[BEGIN Given data]

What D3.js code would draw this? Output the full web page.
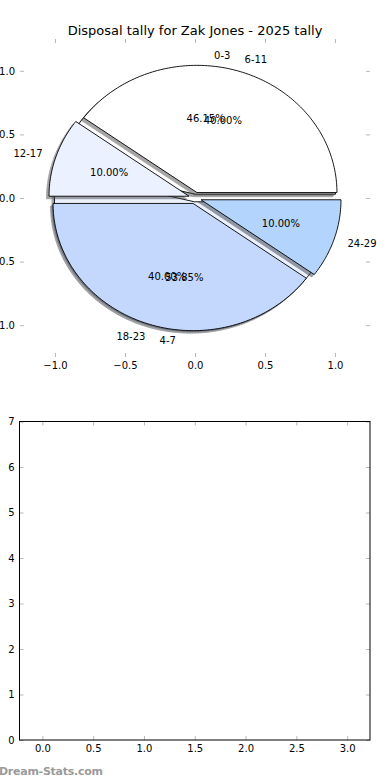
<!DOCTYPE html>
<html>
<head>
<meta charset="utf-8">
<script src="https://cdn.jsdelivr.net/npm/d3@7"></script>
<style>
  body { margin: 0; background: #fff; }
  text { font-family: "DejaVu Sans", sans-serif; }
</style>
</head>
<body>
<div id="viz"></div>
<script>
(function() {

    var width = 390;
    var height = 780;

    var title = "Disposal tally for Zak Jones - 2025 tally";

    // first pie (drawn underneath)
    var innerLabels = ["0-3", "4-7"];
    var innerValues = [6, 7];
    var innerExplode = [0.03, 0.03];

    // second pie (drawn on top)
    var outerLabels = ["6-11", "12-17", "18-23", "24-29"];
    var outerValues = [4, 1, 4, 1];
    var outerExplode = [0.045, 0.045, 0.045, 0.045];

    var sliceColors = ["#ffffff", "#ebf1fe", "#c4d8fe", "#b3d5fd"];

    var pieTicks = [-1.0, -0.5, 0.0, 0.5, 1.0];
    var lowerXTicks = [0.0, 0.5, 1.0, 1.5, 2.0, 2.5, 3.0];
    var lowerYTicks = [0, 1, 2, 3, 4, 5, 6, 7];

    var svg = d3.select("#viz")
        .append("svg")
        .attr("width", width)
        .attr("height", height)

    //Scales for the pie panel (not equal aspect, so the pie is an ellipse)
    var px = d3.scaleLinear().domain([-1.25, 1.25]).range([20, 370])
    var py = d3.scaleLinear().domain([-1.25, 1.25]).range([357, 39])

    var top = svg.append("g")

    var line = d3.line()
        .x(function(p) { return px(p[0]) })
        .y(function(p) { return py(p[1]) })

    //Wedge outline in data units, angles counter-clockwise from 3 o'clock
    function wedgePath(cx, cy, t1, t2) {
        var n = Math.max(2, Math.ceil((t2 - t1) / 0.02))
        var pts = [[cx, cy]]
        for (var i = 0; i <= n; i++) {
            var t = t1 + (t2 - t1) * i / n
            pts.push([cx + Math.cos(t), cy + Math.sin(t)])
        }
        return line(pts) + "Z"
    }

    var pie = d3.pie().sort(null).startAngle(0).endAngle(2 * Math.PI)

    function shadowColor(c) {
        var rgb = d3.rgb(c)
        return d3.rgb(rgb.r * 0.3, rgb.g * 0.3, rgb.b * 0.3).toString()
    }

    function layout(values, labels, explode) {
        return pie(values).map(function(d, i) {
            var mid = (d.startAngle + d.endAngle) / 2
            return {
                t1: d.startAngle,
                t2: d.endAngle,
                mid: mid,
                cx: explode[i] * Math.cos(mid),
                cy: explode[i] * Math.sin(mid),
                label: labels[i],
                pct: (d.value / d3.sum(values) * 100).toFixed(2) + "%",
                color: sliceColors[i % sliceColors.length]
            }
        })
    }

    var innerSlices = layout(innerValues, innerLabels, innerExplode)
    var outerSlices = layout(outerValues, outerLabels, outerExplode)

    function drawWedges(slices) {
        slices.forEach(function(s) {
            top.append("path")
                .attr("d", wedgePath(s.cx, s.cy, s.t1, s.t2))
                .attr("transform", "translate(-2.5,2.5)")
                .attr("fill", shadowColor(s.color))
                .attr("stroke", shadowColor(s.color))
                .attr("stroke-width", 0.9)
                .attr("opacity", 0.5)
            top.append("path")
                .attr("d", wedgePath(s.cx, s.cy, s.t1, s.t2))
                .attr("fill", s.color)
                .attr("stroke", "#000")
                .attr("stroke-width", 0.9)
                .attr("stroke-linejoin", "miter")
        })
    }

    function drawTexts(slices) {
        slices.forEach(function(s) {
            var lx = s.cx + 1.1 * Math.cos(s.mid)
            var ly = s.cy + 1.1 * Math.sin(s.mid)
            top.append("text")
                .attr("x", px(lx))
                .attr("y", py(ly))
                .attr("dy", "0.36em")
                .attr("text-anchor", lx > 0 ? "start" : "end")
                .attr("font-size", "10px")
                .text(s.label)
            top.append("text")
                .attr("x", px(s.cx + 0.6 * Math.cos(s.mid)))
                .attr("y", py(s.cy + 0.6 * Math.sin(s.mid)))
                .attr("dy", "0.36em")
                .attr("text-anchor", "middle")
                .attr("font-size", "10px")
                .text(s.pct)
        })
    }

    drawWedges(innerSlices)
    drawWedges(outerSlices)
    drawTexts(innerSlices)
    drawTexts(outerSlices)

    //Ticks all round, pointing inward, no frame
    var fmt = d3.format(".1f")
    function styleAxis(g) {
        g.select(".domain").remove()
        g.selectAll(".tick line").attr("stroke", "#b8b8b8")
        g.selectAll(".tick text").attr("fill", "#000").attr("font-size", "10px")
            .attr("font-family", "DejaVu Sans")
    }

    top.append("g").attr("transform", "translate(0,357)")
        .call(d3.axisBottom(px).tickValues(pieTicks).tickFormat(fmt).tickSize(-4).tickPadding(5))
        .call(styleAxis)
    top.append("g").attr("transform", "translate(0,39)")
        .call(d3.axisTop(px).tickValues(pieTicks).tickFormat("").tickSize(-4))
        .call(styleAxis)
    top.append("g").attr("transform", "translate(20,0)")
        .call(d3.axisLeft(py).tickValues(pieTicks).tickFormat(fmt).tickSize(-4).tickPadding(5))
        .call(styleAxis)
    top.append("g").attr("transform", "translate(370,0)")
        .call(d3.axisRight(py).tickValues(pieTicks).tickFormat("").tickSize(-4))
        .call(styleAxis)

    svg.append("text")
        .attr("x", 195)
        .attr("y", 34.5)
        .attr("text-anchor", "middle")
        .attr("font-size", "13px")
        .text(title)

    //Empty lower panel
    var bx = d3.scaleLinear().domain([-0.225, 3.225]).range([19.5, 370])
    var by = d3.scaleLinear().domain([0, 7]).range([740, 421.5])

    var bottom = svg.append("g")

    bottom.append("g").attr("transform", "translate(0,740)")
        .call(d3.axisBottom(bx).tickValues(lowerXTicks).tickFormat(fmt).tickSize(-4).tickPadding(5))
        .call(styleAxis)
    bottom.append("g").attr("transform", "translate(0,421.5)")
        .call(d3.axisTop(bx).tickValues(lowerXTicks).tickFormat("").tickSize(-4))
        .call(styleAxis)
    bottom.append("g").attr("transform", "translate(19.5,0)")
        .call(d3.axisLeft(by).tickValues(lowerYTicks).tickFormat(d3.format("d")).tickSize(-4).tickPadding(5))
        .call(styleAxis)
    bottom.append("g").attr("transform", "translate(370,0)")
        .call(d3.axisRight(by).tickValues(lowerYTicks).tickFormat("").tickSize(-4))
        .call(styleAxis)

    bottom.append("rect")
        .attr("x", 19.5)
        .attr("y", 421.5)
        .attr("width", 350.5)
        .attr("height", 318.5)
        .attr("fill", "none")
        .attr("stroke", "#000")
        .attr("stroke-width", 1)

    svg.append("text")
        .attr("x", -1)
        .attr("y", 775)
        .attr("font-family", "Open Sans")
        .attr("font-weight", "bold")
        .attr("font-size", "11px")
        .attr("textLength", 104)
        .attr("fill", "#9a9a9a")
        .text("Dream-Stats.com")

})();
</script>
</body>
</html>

[END Given data]

▶ Exercise requirements: Repeat, with no pictures, each line from the beginning of the data through the line containing "var innerExplode = [0.03, 0.03];", inclusive.

▶ Task solution:
What D3.js code would draw this? Output the full web page.
<!DOCTYPE html>
<html>
<head>
<meta charset="utf-8">
<script src="https://cdn.jsdelivr.net/npm/d3@7"></script>
<style>
  body { margin: 0; background: #fff; }
  text { font-family: "DejaVu Sans", sans-serif; }
</style>
</head>
<body>
<div id="viz"></div>
<script>
(function() {

    var width = 390;
    var height = 780;

    var title = "Disposal tally for Zak Jones - 2025 tally";

    // first pie (drawn underneath)
    var innerLabels = ["0-3", "4-7"];
    var innerValues = [6, 7];
    var innerExplode = [0.03, 0.03];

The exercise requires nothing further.